The Egyptian tourism minister announced in the Arabian Hotel Investment Conference Egypt's plan of looking for other tourism markets such as Japan and the BRIC (Brazil, Russia, India, and China) countries to further increase tourism profit and meet the USD 25 Billion revenue planned for 2017.

According to the tourism minister Mounir Fakhry Abdul Noor, the country already has a number of tourism plans such as reducing airport fees, launching aggressive tourism campaigns funded by the product sector, and the introduction of new tourism projects such as the Sharm Al Shaikh eco-tourism project to help increase tourist number to 14.7 million, the average number of tourists before the uprising.

In addition, the minister added that their traditional tourism markets are nearing saturation and shows no signs of improving. This time, they are eager to welcome the BRIC and are happy that the Japanese are once again coming back. Already, a new airline is in the works to service Cairo and Tokyo as well a second one planned for Cairo and Osaka.

Tourists stay longer

At present, there have already been favorable results largely due to the 32 percent increase in tourist arrivals in the first quarter of this year. Likewise, tourists now spend an average of 11.6 days in that period noting the influx of Russian, Polish, and Ukrainian tourists according to the minister.

Analysts such as Gavind Samson of Christie & Co Mena noted that among the countries involved in the Arab uprisings, it seems Egypt is recovering the fastest. He also mentioned that to achieve the same number of tourist arrivals as before the uprising, hotel rooms would have to be cheaper than usual. But with Europeans visiting Red Sea resorts, away from the Tahrir protests in conjunction with the effective tourism projects in place, Egypt is sure to recover faster than expected, he added.

Abdul Noor recalled how Egypt accommodated 14.7 million tourists in 2010 before the revolt bringing USD 12 Billion of tourism income. Shortly after the uprising in 2011, the tourist arrivals dropped to 9.8 million and income slumped to USD 8.8 billion.
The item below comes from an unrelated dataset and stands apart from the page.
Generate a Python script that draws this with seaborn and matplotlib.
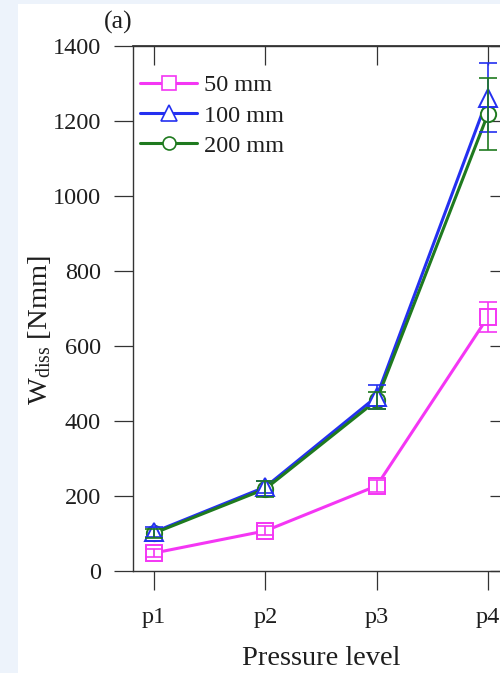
import matplotlib
matplotlib.use("Agg")
import matplotlib.pyplot as plt
import seaborn as sns
import pandas as pd
from matplotlib.patches import Rectangle
from matplotlib.lines import Line2D

# ---- data ----
levels = ["p1", "p2", "p3", "p4"]
series_names = ["50 mm", "100 mm", "200 mm"]
w_50 = [48, 107, 227, 677]
w_100 = [104, 224, 465, 1262]
w_200 = [101, 219, 455, 1218]
err_50 = [10, 12, 16, 40]
err_100 = [14, 16, 32, 92]
err_200 = [12, 22, 22, 96]
y_ticks = [0, 200, 400, 600, 800, 1000, 1200, 1400]

values = [w_50, w_100, w_200]
errors = [err_50, err_100, err_200]
colors = ["#f436f4", "#2430f0", "#1f7a1f"]
markers = ["s", "^", "o"]
msizes = [11.5, 13, 11]
line_z = [2.2, 2.0, 2.1]     # green line over blue line
marker_z = [3.3, 3.2, 3.0]   # triangles over circles

sns.set_theme(style="white")
plt.rcParams["font.family"] = ["Liberation Serif", "DejaVu Serif"]
plt.rcParams["mathtext.fontset"] = "custom"
plt.rcParams["mathtext.rm"] = "Liberation Serif"
plt.rcParams["mathtext.it"] = "Liberation Serif:italic"
text_color = "#1e1e1e"

fig = plt.figure(figsize=(5.0, 6.73), dpi=100, facecolor="white")
fig.patches.append(Rectangle((0, 0), 18 / 500, 1, transform=fig.transFigure,
                             facecolor="#edf3fb", edgecolor="none", zorder=-10))
fig.patches.append(Rectangle((0, 1 - 4 / 673), 1, 4 / 673, transform=fig.transFigure,
                             facecolor="#edf3fb", edgecolor="none", zorder=-10))

ax = fig.add_axes([133 / 500, 102 / 673, 376 / 500, 525 / 673])
ax.set_facecolor("none")

handles = []
for name, vals, errs, c, m, ms, lz, mz in zip(series_names, values, errors, colors,
                                              markers, msizes, line_z, marker_z):
    df = pd.DataFrame({"level": levels, "W": vals})
    # connecting line
    sns.lineplot(data=df, x="level", y="W", ax=ax, color=c, lw=2.2,
                 sort=False, zorder=lz, legend=False)
    # hollow markers
    sns.lineplot(data=df, x="level", y="W", ax=ax, color=c, lw=0, linestyle="",
                 marker=m, ms=ms, mfc="white", mec=c, mew=1.4,
                 sort=False, zorder=mz, legend=False)
    ax.errorbar(levels, vals, yerr=errs, fmt="none", ecolor=c, elinewidth=1.2,
                capsize=6.5, capthick=1.2, zorder=4)
    handles.append(Line2D([], [], color=c, lw=2.2, marker=m, ms=ms * 0.85,
                          mfc="white", mec=c, mew=1.2, label=name))

ax.set_xlim(-0.19, 3.19)
ax.set_ylim(0, 1400)
ax.set_yticks(y_ticks)
ax.set_yticklabels([str(v) for v in y_ticks])

for sp in ax.spines.values():
    sp.set_color("#333333")
    sp.set_linewidth(1.0)
    sp.set_visible(True)

ax.tick_params(axis="both", which="major", direction="out", length=14, width=0.9,
               color="#333333", labelcolor=text_color, labelsize=17.5)
ax.tick_params(axis="x", pad=12, bottom=True)
ax.tick_params(axis="y", pad=9, left=True)

# inward ticks on top and right
sec_x = ax.secondary_xaxis("top")
sec_x.set_xticks([0, 1, 2, 3])
sec_x.tick_params(direction="in", length=14, width=0.9, color="#333333", labeltop=False)
sec_x.spines["top"].set_color("#333333")
sec_y = ax.secondary_yaxis("right")
sec_y.set_yticks(y_ticks)
sec_y.tick_params(direction="in", length=14, width=0.9, color="#333333", labelright=False)
sec_y.spines["right"].set_color("#333333")

ax.set_xlabel("Pressure level", fontsize=20.5, color=text_color)
ax.xaxis.set_label_coords(0.501, -0.142)
ax.set_ylabel(r"W$_{\mathregular{diss}}$ [Nmm]", fontsize=20.5, color=text_color)
ax.yaxis.set_label_coords(-0.212, 0.459)

leg = ax.legend(handles=handles, loc="upper left", bbox_to_anchor=(0.019, 0.946),
                frameon=False, fontsize=17.5, handlelength=2.35, handletextpad=0.27,
                labelspacing=0.34, borderpad=0, borderaxespad=0)
for t in leg.get_texts():
    t.set_color(text_color)

fig.text(118 / 500, 1 - 22 / 673, "(a)", fontsize=18.5, color=text_color,
         ha="center", va="center")

fig.savefig("out.png", dpi=100, facecolor=fig.get_facecolor())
This reflects a 33 percent drop in the number of visiting tourists.

The tourism minister also added that there is a private sector fund set up by Egypt's tourism industry to help fund tourism promotion and advertising.
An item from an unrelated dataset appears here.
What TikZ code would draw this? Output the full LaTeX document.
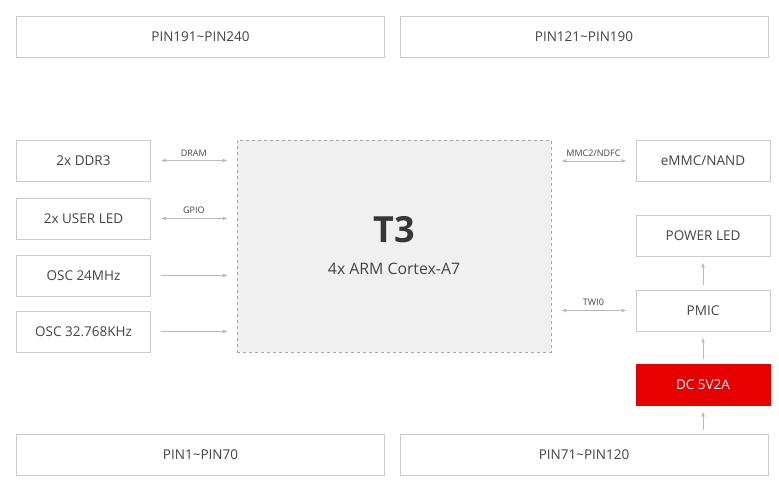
\documentclass[tikz,border=0pt]{standalone}
\usepackage{fontspec}
\setmainfont{Open Sans}
\usepackage{tikz}
\usetikzlibrary{arrows.meta}
\usetikzlibrary{positioning}
\definecolor{boxline}{HTML}{CCCCCC}
\definecolor{boxtext}{HTML}{444444}
\definecolor{arrowgray}{HTML}{BBBBBB}
\definecolor{chipfill}{HTML}{F0F0F0}
\definecolor{chipline}{HTML}{A8A8A8}
\definecolor{dcred}{HTML}{E60000}
\tikzset{blk/.style = {draw = boxline, fill = white, text = boxtext, line width = 0.8pt,
    minimum height = 41pt, inner sep = 0, font = \fontsize{13.5}{15}\selectfont},
  pinblk/.style = {blk, minimum width = 368pt},
  sideblk/.style = {blk, minimum width = 134pt},
  link/.style = {draw = arrowgray, line width = 0.9pt, -{Latex[length=5pt, width=4pt]},
    shorten <= 10pt, shorten >= 9pt},
  biLink/.style = {link, {Latex[length=5pt, width=4pt]}-{Latex[length=5pt, width=4pt]}},
  upLink/.style = {link, shorten <= 5pt, shorten >= 6pt},
  busname/.style = {above = 4pt, text = boxtext, font = \fontsize{9}{10}\selectfont, inner sep = 0}}

\begin{document}
\begin{tikzpicture}[x = 1pt, y = -1pt]
    \useasboundingbox (0, 0) rectangle (779, 493);

    % pin headers
    \node [pinblk] (pinTL) at (200.5, 36.5) {PIN191\textasciitilde PIN240};
    \node [pinblk] (pinTR) at (584, 36.5) {PIN121\textasciitilde PIN190};
    \node [pinblk] (pinBL) at (200.5, 454.5) {PIN1\textasciitilde PIN70};
    \node [pinblk] (pinBR) at (584, 454.5) {PIN71\textasciitilde PIN120};

    % soc
    \node [draw = chipline, dashed, fill = chipfill, line width = 0.7pt,
      minimum width = 314pt, minimum height = 212pt, inner sep = 0] (soc) at (394, 246) {};
    \node [text = boxtext!80!black, font = \fontsize{36}{40}\selectfont\bfseries] (socName) at (394, 230) {T3};
    \node [text = boxtext, font = \fontsize{15.8}{18}\selectfont] (socCores) at (394, 269) {4x ARM Cortex-A7};

    % left side
    \node [sideblk] (ddr) at (83.5, 160.5) {2x DDR3};
    \node [sideblk] (led) at (83.5, 218.5) {2x USER LED};
    \node [sideblk] (osc24) at (83.5, 275.5) {OSC 24MHz};
    \node [sideblk] (osc32) at (83.5, 331.5) {OSC 32.768KHz};

    % right side
    \node [sideblk] (emmc) at (703, 161) {eMMC/NAND};
    \node [sideblk] (pled) at (703, 235.5) {POWER LED};
    \node [sideblk] (pmic) at (703, 310.5) {PMIC};
    \node [sideblk, draw = dcred, fill = dcred, text = white] (dc) at (703, 384.5) {DC 5V2A};

    \draw [biLink] (ddr) -- (ddr -| soc.west) node [busname, midway] {DRAM};
    \draw [biLink] (led) -- (led -| soc.west) node [busname, midway] {GPIO};
    \draw [link] (osc24) -- (osc24 -| soc.west);
    \draw [link] (osc32) -- (osc32 -| soc.west);

    \draw [biLink] (emmc -| soc.east) -- (emmc) node [busname, midway] {MMC2/NDFC};
    \draw [biLink] (pmic -| soc.east) -- (pmic) node [busname, midway] {TWI0};

    \coordinate (dcIn) at (pinBR.north -| dc);
    \draw [upLink] (pmic) -- (pled);
    \draw [upLink] (dc) -- (pmic);
    \draw [upLink, shorten <= 4pt] (dcIn) -- (dc);
  \end{tikzpicture}
\end{document}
When asked if the conservative lawmakers in Egypt may pose a problem to the recovering tourism industry, he remained firm in believing that the new democratic government prohibits responsible and accountable public officials from making damaging decisions to the important tourism sector because it can damage their public image as well as the image they portray to the parliament and the press.

Encouraging Tourists to Visit

According to Abdul Noor, the Egyptian pound's value could go down by up to 10 percent but this nevertheless reflects positively on the tourism industry.
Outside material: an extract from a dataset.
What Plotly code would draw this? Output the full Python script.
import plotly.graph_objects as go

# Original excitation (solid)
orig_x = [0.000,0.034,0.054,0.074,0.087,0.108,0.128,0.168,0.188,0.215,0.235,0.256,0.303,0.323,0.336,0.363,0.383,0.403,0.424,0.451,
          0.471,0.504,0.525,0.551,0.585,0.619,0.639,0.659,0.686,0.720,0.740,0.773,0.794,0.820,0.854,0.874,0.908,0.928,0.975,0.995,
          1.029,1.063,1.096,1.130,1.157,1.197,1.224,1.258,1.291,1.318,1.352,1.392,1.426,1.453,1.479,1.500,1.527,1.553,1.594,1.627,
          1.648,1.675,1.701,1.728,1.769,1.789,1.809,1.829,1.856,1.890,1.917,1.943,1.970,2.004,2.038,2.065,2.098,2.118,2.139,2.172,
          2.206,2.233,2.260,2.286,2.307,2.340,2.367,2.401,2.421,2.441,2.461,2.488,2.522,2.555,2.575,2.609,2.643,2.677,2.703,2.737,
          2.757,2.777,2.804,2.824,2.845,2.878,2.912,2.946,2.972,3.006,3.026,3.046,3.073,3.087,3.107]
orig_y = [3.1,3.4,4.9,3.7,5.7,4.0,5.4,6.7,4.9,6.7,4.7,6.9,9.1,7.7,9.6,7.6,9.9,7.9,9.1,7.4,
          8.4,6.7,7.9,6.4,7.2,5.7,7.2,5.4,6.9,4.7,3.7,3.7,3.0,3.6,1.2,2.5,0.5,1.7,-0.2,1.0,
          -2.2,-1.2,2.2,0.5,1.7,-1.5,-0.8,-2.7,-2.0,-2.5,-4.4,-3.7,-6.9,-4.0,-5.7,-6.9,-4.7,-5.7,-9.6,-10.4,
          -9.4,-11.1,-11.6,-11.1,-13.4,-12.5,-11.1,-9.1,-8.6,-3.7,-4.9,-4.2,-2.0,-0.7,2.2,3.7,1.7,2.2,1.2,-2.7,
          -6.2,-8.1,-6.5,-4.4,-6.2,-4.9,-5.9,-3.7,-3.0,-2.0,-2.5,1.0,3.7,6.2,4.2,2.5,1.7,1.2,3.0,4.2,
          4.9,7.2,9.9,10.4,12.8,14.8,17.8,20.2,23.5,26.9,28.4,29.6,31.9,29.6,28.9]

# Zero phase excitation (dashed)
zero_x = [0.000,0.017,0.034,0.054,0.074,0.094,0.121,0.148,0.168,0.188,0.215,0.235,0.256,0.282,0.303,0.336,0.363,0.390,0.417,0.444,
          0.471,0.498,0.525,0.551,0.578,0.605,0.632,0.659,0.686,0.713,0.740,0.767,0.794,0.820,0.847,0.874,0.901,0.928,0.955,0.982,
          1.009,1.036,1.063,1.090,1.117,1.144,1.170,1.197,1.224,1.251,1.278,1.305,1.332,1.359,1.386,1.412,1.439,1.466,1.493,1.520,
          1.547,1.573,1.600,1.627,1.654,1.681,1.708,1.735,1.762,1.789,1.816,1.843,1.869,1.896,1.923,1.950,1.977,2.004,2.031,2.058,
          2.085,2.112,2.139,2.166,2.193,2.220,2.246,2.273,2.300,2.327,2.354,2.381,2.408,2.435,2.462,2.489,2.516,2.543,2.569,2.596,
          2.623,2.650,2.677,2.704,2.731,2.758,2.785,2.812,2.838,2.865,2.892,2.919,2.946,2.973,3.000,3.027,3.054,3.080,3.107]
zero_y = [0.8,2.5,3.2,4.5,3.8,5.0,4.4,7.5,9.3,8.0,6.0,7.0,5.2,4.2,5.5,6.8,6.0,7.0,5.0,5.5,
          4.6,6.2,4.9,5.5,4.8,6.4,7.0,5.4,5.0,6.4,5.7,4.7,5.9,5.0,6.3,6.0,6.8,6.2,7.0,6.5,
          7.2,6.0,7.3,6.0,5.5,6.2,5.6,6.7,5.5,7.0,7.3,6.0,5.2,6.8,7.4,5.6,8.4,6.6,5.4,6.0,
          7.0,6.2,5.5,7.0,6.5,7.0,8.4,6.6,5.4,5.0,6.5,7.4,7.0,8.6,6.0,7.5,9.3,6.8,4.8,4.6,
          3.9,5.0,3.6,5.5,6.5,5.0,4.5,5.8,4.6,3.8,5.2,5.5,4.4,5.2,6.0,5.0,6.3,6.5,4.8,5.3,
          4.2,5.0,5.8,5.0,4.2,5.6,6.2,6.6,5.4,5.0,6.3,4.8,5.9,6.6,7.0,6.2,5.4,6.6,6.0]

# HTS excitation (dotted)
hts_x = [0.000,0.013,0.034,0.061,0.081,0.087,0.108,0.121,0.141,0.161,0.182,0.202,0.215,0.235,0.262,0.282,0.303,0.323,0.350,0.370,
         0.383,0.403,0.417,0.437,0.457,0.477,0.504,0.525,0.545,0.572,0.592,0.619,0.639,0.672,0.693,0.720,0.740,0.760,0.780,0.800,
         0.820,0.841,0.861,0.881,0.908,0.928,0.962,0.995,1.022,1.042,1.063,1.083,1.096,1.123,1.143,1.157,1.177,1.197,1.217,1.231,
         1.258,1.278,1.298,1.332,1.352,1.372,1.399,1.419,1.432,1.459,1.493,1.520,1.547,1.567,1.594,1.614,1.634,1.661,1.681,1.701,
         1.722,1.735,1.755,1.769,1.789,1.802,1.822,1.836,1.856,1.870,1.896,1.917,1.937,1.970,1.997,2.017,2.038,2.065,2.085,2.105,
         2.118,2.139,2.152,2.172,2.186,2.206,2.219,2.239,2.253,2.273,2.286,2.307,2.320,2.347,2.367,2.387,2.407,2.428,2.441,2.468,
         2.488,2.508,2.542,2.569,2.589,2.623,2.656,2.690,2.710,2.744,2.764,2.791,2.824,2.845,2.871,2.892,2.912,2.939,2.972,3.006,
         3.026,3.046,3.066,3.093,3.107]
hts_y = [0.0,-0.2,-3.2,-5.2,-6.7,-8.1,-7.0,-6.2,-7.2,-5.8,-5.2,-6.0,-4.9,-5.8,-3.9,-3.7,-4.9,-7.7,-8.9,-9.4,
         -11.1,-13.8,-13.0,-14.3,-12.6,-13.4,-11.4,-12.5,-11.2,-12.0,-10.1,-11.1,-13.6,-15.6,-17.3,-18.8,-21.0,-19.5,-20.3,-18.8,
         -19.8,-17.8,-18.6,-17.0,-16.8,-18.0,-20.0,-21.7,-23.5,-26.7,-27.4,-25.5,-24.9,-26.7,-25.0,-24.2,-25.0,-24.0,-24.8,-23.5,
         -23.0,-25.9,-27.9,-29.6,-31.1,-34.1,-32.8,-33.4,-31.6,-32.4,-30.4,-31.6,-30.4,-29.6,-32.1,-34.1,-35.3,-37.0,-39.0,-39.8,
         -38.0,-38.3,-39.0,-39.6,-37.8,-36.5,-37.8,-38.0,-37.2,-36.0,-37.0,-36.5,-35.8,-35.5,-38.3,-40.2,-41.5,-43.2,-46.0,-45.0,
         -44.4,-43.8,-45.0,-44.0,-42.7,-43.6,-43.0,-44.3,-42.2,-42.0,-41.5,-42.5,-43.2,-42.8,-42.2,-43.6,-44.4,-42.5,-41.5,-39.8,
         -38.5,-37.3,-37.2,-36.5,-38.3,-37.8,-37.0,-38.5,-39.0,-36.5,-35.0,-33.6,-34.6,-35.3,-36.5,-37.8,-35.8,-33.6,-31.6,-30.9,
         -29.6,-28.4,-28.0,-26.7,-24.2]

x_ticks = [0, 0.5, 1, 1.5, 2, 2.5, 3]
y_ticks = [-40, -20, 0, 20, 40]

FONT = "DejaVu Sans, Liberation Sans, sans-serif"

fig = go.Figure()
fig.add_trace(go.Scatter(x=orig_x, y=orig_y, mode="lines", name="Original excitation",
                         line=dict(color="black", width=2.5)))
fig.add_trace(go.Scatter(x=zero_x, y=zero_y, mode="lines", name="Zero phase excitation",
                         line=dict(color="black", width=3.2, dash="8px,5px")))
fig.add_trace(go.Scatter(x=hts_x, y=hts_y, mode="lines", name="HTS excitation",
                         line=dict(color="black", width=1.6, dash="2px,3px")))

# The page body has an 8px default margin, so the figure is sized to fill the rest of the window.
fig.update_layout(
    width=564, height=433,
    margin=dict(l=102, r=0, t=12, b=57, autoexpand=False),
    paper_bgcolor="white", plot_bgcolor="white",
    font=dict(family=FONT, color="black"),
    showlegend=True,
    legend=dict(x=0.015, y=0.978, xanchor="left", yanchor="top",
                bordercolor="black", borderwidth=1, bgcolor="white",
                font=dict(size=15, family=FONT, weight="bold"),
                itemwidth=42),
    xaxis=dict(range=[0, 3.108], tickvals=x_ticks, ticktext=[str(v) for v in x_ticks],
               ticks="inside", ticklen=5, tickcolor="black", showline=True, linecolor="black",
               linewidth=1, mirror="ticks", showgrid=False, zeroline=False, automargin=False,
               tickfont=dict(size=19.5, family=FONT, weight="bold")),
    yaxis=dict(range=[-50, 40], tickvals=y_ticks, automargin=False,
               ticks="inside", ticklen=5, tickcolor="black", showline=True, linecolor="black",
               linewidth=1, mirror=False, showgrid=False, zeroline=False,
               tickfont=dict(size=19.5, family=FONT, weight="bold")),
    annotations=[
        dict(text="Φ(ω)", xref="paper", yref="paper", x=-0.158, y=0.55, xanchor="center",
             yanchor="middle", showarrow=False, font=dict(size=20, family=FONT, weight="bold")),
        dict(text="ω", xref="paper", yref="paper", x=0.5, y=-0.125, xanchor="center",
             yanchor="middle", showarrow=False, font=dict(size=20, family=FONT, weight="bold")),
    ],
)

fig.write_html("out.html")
Despite the fact that there have been budget concerns in the country, it still prides itself in having little outstanding debts as well as having strong credit worthiness allowing the country to borrow more funds, said Abdul Noor at the conference.

To help improve tourism after the problems arising from the 2011 revolution, the country is giving incentives to low-cost carriers with the hopes of reducing airport fees in Aswan thereby resulting to more flights, more than the 120 planes a day on weekends at the Red Sea at present.

The minister also added that the number of tourist arrivals have decreased by 17 percent below the figures in 2010. He hopes this will improve knowing that tourism makes up 11.3 percent of Egypt's GDP while providing employment to 17 percent of Egyptians.